> **Problem description**
Would you transcribe the listing that follows, character for character, and omit its images?

> **Data section**
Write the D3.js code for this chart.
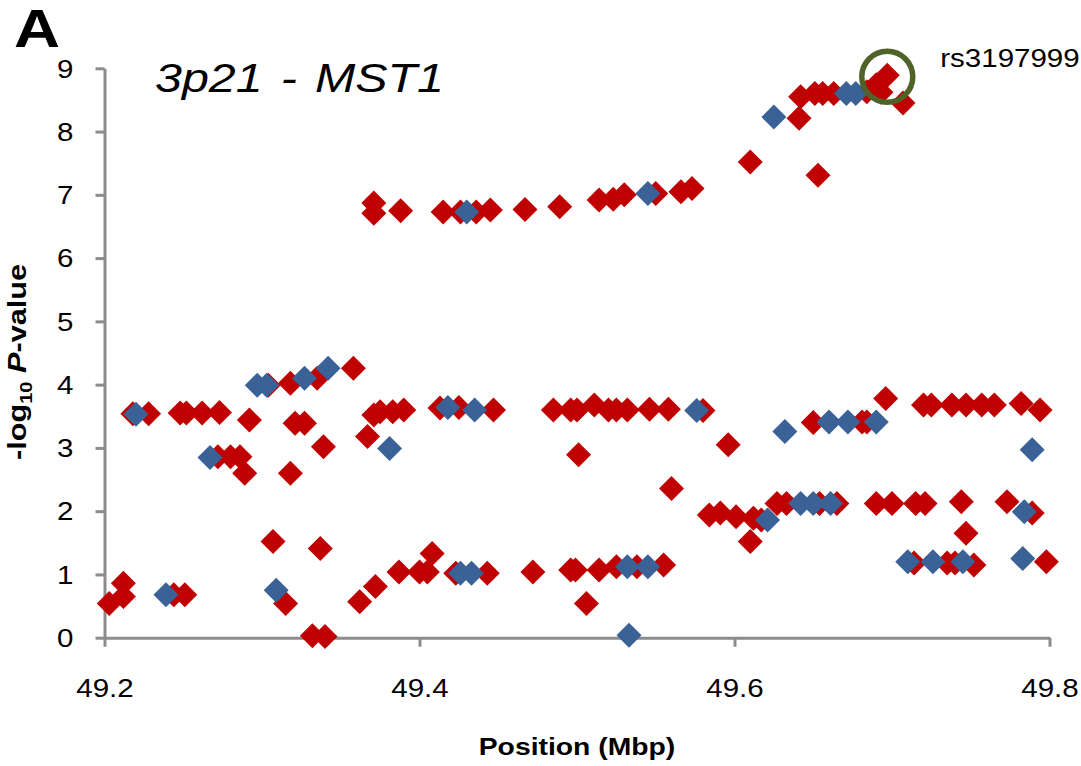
<!DOCTYPE html>
<html>
<head>
<meta charset="utf-8">
<script src="https://cdn.jsdelivr.net/npm/d3@7"></script>
<style>
  html, body { margin: 0; padding: 0; background: #fff; }
  svg { display: block; }
  text { font-family: "Liberation Sans", Arial, sans-serif; fill: #000; }
</style>
</head>
<body>
<svg id="chart" width="1081" height="766"></svg>
<script>
// ---- data ----
const panelLabel = "A";
const regionTitle = "3p21 - MST1";
const xLabel = "Position (Mbp)";
const xTickValues = [49.2, 49.4, 49.6, 49.8];
const yTickValues = [0, 1, 2, 3, 4, 5, 6, 7, 8, 9];

// red series: [position Mbp, -log10 P]
const redPoints = [
  [49.203,0.54],[49.212,0.65],[49.212,0.86],[49.218,3.54],[49.228,3.54],
  [49.244,0.68],[49.251,0.68],[49.248,3.55],[49.252,3.55],[49.262,3.55],
  [49.273,3.56],[49.292,3.44],[49.272,2.86],[49.280,2.86],[49.286,2.86],
  [49.289,2.60],[49.304,3.99],[49.318,4.02],[49.335,4.10],[49.358,4.26],
  [49.307,1.52],[49.315,0.54],[49.318,2.60],[49.321,3.39],[49.327,3.39],
  [49.337,1.41],[49.339,3.02],[49.332,0.03],[49.340,0.02],
  [49.362,0.57],[49.372,0.81],[49.387,1.04],[49.400,1.04],[49.405,1.04],
  [49.408,1.33],[49.423,1.02],[49.443,1.02],[49.472,1.04],[49.496,1.07],
  [49.499,1.07],[49.514,1.07],[49.525,1.12],[49.506,0.54],[49.538,1.12],
  [49.555,1.15],
  [49.371,3.52],[49.375,3.57],[49.383,3.57],[49.390,3.60],[49.367,3.18],
  [49.413,3.63],[49.425,3.64],[49.447,3.60],[49.485,3.60],[49.496,3.60],
  [49.500,3.60],[49.511,3.68],[49.520,3.60],[49.525,3.60],[49.532,3.60],
  [49.546,3.61],[49.558,3.61],[49.580,3.59],[49.501,2.89],[49.596,3.05],
  [49.560,2.36],[49.650,3.40],[49.681,3.41],[49.684,3.41],[49.696,3.78],
  [49.720,3.68],[49.725,3.68],[49.738,3.68],[49.747,3.68],[49.757,3.68],
  [49.765,3.68],[49.782,3.70],[49.794,3.60],
  [49.584,1.94],[49.591,1.97],[49.601,1.91],[49.612,1.89],[49.617,1.86],
  [49.627,2.12],[49.633,2.12],[49.654,2.12],[49.665,2.12],[49.690,2.12],
  [49.700,2.12],[49.715,2.12],[49.721,2.12],[49.744,2.15],[49.773,2.15],
  [49.789,1.97],[49.610,1.52],[49.747,1.65],
  [49.714,1.18],[49.735,1.18],[49.740,1.18],[49.752,1.15],[49.798,1.20],
  [49.371,6.87],[49.371,6.71],[49.388,6.75],[49.415,6.73],[49.426,6.73],
  [49.436,6.73],[49.445,6.76],[49.467,6.77],[49.489,6.81],[49.514,6.92],
  [49.523,6.93],[49.530,7.00],[49.550,7.02],[49.566,7.05],[49.573,7.10],
  [49.610,7.52],[49.653,7.31],[49.641,8.21],[49.642,8.55],[49.651,8.60],
  [49.656,8.60],[49.663,8.60],[49.684,8.63],[49.690,8.74],[49.693,8.62],
  [49.697,8.89],[49.707,8.45]
];

// blue series
const bluePoints = [
  [49.220,3.53],[49.239,0.68],[49.267,2.85],[49.297,3.99],[49.303,3.99],
  [49.327,4.10],[49.342,4.26],[49.309,0.75],[49.381,2.99],[49.418,3.64],
  [49.435,3.60],[49.426,1.02],[49.433,1.02],[49.532,1.12],[49.545,1.12],
  [49.533,0.04],[49.576,3.59],[49.632,3.26],[49.660,3.41],[49.672,3.41],
  [49.690,3.41],[49.621,1.86],[49.642,2.12],[49.650,2.12],[49.661,2.12],
  [49.710,1.20],[49.726,1.20],[49.745,1.20],[49.783,1.25],[49.784,1.99],
  [49.789,2.97],[49.430,6.73],[49.545,7.02],[49.625,8.23],[49.671,8.60],
  [49.677,8.60]
];

const highlightSNP = { x: 49.697, y: 8.89, label: "rs3197999" };

// ---- drawing ----
const svg = d3.select("#chart");
const SX = 1.18; // glyph stretch of the original rendering
const axisColor = "#8c8c8c";
const redColor = "#c00000";
const blueColor = "#3a6297";

const x = d3.scaleLinear().domain([49.2, 49.8]).range([104.5, 1049.5]);
const y = d3.scaleLinear().domain([0, 9]).range([637.7, 68.3]);

function stretchedText(g, px, py, str) {
  return g.append("text")
    .attr("transform", `translate(${px},${py}) scale(${SX},1)`)
    .text(str);
}

// axes
const yAxis = svg.append("g")
  .attr("transform", `translate(${x.range()[0]},0)`)
  .call(d3.axisLeft(y).tickValues(yTickValues).tickFormat(d3.format("d"))
        .tickSizeInner(9).tickSizeOuter(0));
const xAxis = svg.append("g")
  .attr("transform", `translate(0,${y.range()[0]})`)
  .call(d3.axisBottom(x).tickValues(xTickValues).tickFormat(d3.format(".1f"))
        .tickSizeInner(9).tickSizeOuter(0));

[yAxis, xAxis].forEach(a => {
  a.select(".domain").attr("stroke", axisColor).attr("stroke-width", 3);
  a.selectAll(".tick line").attr("stroke", axisColor).attr("stroke-width", 3);
  a.selectAll(".tick text")
    .attr("fill", "#000")
    .style("font-family", '"Liberation Sans", Arial, sans-serif')
    .style("font-size", "25px");
});
yAxis.selectAll(".tick text")
  .attr("x", null).attr("dy", "0.35em")
  .attr("transform", `translate(-31,0) scale(${SX},1)`);
xAxis.selectAll(".tick text")
  .attr("y", null).attr("dy", null)
  .attr("transform", `translate(0,59) scale(${SX},1)`);

// points
const diamond = s => `M0,${-s}L${s},0L0,${s}L${-s},0Z`;
const S = 12.5;
svg.append("g").selectAll("path").data(redPoints).join("path")
  .attr("d", diamond(S))
  .attr("transform", d => `translate(${x(d[0])},${y(d[1])})`)
  .attr("fill", redColor);
svg.append("g").selectAll("path").data(bluePoints).join("path")
  .attr("d", diamond(S))
  .attr("transform", d => `translate(${x(d[0])},${y(d[1])})`)
  .attr("fill", blueColor);

// highlight circle + label
svg.append("circle")
  .attr("cx", x(highlightSNP.x)).attr("cy", y(highlightSNP.y) + 1.5)
  .attr("r", 25.5)
  .attr("fill", "none").attr("stroke", "#4f6228").attr("stroke-width", 5.5);
stretchedText(svg, x(highlightSNP.x) + 53, y(highlightSNP.y) - 8, highlightSNP.label)
  .style("font-size", "25px");

// panel letter & title
stretchedText(svg, 14, 47, panelLabel)
  .style("font-size", "54px").style("font-weight", "bold");
stretchedText(svg, 155, 92, regionTitle)
  .style("font-size", "41px").style("font-style", "italic")
  .style("word-spacing", "4px");

// axis titles
stretchedText(svg, 577, 755, xLabel)
  .attr("text-anchor", "middle")
  .style("font-size", "24px").style("font-weight", "bold");

const yl = svg.append("text")
  .attr("transform", `translate(26,362) rotate(-90) scale(${SX},1)`)
  .attr("text-anchor", "middle")
  .style("font-size", "26px").style("font-weight", "bold");
yl.append("tspan").text("-log");
yl.append("tspan").text("10").style("font-size", "17px").attr("dy", 6);
yl.append("tspan").text("\u00a0").attr("dy", -6);
yl.append("tspan").text("P").style("font-style", "italic");
yl.append("tspan").text("-value");
</script>
</body>
</html>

> **Response to the exercise**
Write the D3.js code for this chart.
<!DOCTYPE html>
<html>
<head>
<meta charset="utf-8">
<script src="https://cdn.jsdelivr.net/npm/d3@7"></script>
<style>
  html, body { margin: 0; padding: 0; background: #fff; }
  svg { display: block; }
  text { font-family: "Liberation Sans", Arial, sans-serif; fill: #000; }
</style>
</head>
<body>
<svg id="chart" width="1081" height="766"></svg>
<script>
// ---- data ----
const panelLabel = "A";
const regionTitle = "3p21 - MST1";
const xLabel = "Position (Mbp)";
const xTickValues = [49.2, 49.4, 49.6, 49.8];
const yTickValues = [0, 1, 2, 3, 4, 5, 6, 7, 8, 9];

// red series: [position Mbp, -log10 P]
const redPoints = [
  [49.203,0.54],[49.212,0.65],[49.212,0.86],[49.218,3.54],[49.228,3.54],
  [49.244,0.68],[49.251,0.68],[49.248,3.55],[49.252,3.55],[49.262,3.55],
  [49.273,3.56],[49.292,3.44],[49.272,2.86],[49.280,2.86],[49.286,2.86],
  [49.289,2.60],[49.304,3.99],[49.318,4.02],[49.335,4.10],[49.358,4.26],
  [49.307,1.52],[49.315,0.54],[49.318,2.60],[49.321,3.39],[49.327,3.39],
  [49.337,1.41],[49.339,3.02],[49.332,0.03],[49.340,0.02],
  [49.362,0.57],[49.372,0.81],[49.387,1.04],[49.400,1.04],[49.405,1.04],
  [49.408,1.33],[49.423,1.02],[49.443,1.02],[49.472,1.04],[49.496,1.07],
  [49.499,1.07],[49.514,1.07],[49.525,1.12],[49.506,0.54],[49.538,1.12],
  [49.555,1.15],
  [49.371,3.52],[49.375,3.57],[49.383,3.57],[49.390,3.60],[49.367,3.18],
  [49.413,3.63],[49.425,3.64],[49.447,3.60],[49.485,3.60],[49.496,3.60],
  [49.500,3.60],[49.511,3.68],[49.520,3.60],[49.525,3.60],[49.532,3.60],
  [49.546,3.61],[49.558,3.61],[49.580,3.59],[49.501,2.89],[49.596,3.05],
  [49.560,2.36],[49.650,3.40],[49.681,3.41],[49.684,3.41],[49.696,3.78],
  [49.720,3.68],[49.725,3.68],[49.738,3.68],[49.747,3.68],[49.757,3.68],
  [49.765,3.68],[49.782,3.70],[49.794,3.60],
  [49.584,1.94],[49.591,1.97],[49.601,1.91],[49.612,1.89],[49.617,1.86],
  [49.627,2.12],[49.633,2.12],[49.654,2.12],[49.665,2.12],[49.690,2.12],
  [49.700,2.12],[49.715,2.12],[49.721,2.12],[49.744,2.15],[49.773,2.15],
  [49.789,1.97],[49.610,1.52],[49.747,1.65],
  [49.714,1.18],[49.735,1.18],[49.740,1.18],[49.752,1.15],[49.798,1.20],
  [49.371,6.87],[49.371,6.71],[49.388,6.75],[49.415,6.73],[49.426,6.73],
  [49.436,6.73],[49.445,6.76],[49.467,6.77],[49.489,6.81],[49.514,6.92],
  [49.523,6.93],[49.530,7.00],[49.550,7.02],[49.566,7.05],[49.573,7.10],
  [49.610,7.52],[49.653,7.31],[49.641,8.21],[49.642,8.55],[49.651,8.60],
  [49.656,8.60],[49.663,8.60],[49.684,8.63],[49.690,8.74],[49.693,8.62],
  [49.697,8.89],[49.707,8.45]
];

// blue series
const bluePoints = [
  [49.220,3.53],[49.239,0.68],[49.267,2.85],[49.297,3.99],[49.303,3.99],
  [49.327,4.10],[49.342,4.26],[49.309,0.75],[49.381,2.99],[49.418,3.64],
  [49.435,3.60],[49.426,1.02],[49.433,1.02],[49.532,1.12],[49.545,1.12],
  [49.533,0.04],[49.576,3.59],[49.632,3.26],[49.660,3.41],[49.672,3.41],
  [49.690,3.41],[49.621,1.86],[49.642,2.12],[49.650,2.12],[49.661,2.12],
  [49.710,1.20],[49.726,1.20],[49.745,1.20],[49.783,1.25],[49.784,1.99],
  [49.789,2.97],[49.430,6.73],[49.545,7.02],[49.625,8.23],[49.671,8.60],
  [49.677,8.60]
];

const highlightSNP = { x: 49.697, y: 8.89, label: "rs3197999" };

// ---- drawing ----
const svg = d3.select("#chart");
const SX = 1.18; // glyph stretch of the original rendering
const axisColor = "#8c8c8c";
const redColor = "#c00000";
const blueColor = "#3a6297";

const x = d3.scaleLinear().domain([49.2, 49.8]).range([104.5, 1049.5]);
const y = d3.scaleLinear().domain([0, 9]).range([637.7, 68.3]);

function stretchedText(g, px, py, str) {
  return g.append("text")
    .attr("transform", `translate(${px},${py}) scale(${SX},1)`)
    .text(str);
}

// axes
const yAxis = svg.append("g")
  .attr("transform", `translate(${x.range()[0]},0)`)
  .call(d3.axisLeft(y).tickValues(yTickValues).tickFormat(d3.format("d"))
        .tickSizeInner(9).tickSizeOuter(0));
const xAxis = svg.append("g")
  .attr("transform", `translate(0,${y.range()[0]})`)
  .call(d3.axisBottom(x).tickValues(xTickValues).tickFormat(d3.format(".1f"))
        .tickSizeInner(9).tickSizeOuter(0));

[yAxis, xAxis].forEach(a => {
  a.select(".domain").attr("stroke", axisColor).attr("stroke-width", 3);
  a.selectAll(".tick line").attr("stroke", axisColor).attr("stroke-width", 3);
  a.selectAll(".tick text")
    .attr("fill", "#000")
    .style("font-family", '"Liberation Sans", Arial, sans-serif')
    .style("font-size", "25px");
});
yAxis.selectAll(".tick text")
  .attr("x", null).attr("dy", "0.35em")
  .attr("transform", `translate(-31,0) scale(${SX},1)`);
xAxis.selectAll(".tick text")
  .attr("y", null).attr("dy", null)
  .attr("transform", `translate(0,59) scale(${SX},1)`);

// points
const diamond = s => `M0,${-s}L${s},0L0,${s}L${-s},0Z`;
const S = 12.5;
svg.append("g").selectAll("path").data(redPoints).join("path")
  .attr("d", diamond(S))
  .attr("transform", d => `translate(${x(d[0])},${y(d[1])})`)
  .attr("fill", redColor);
svg.append("g").selectAll("path").data(bluePoints).join("path")
  .attr("d", diamond(S))
  .attr("transform", d => `translate(${x(d[0])},${y(d[1])})`)
  .attr("fill", blueColor);

// highlight circle + label
svg.append("circle")
  .attr("cx", x(highlightSNP.x)).attr("cy", y(highlightSNP.y) + 1.5)
  .attr("r", 25.5)
  .attr("fill", "none").attr("stroke", "#4f6228").attr("stroke-width", 5.5);
stretchedText(svg, x(highlightSNP.x) + 53, y(highlightSNP.y) - 8, highlightSNP.label)
  .style("font-size", "25px");

// panel letter & title
stretchedText(svg, 14, 47, panelLabel)
  .style("font-size", "54px").style("font-weight", "bold");
stretchedText(svg, 155, 92, regionTitle)
  .style("font-size", "41px").style("font-style", "italic")
  .style("word-spacing", "4px");

// axis titles
stretchedText(svg, 577, 755, xLabel)
  .attr("text-anchor", "middle")
  .style("font-size", "24px").style("font-weight", "bold");

const yl = svg.append("text")
  .attr("transform", `translate(26,362) rotate(-90) scale(${SX},1)`)
  .attr("text-anchor", "middle")
  .style("font-size", "26px").style("font-weight", "bold");
yl.append("tspan").text("-log");
yl.append("tspan").text("10").style("font-size", "17px").attr("dy", 6);
yl.append("tspan").text("\u00a0").attr("dy", -6);
yl.append("tspan").text("P").style("font-style", "italic");
yl.append("tspan").text("-value");
</script>
</body>
</html>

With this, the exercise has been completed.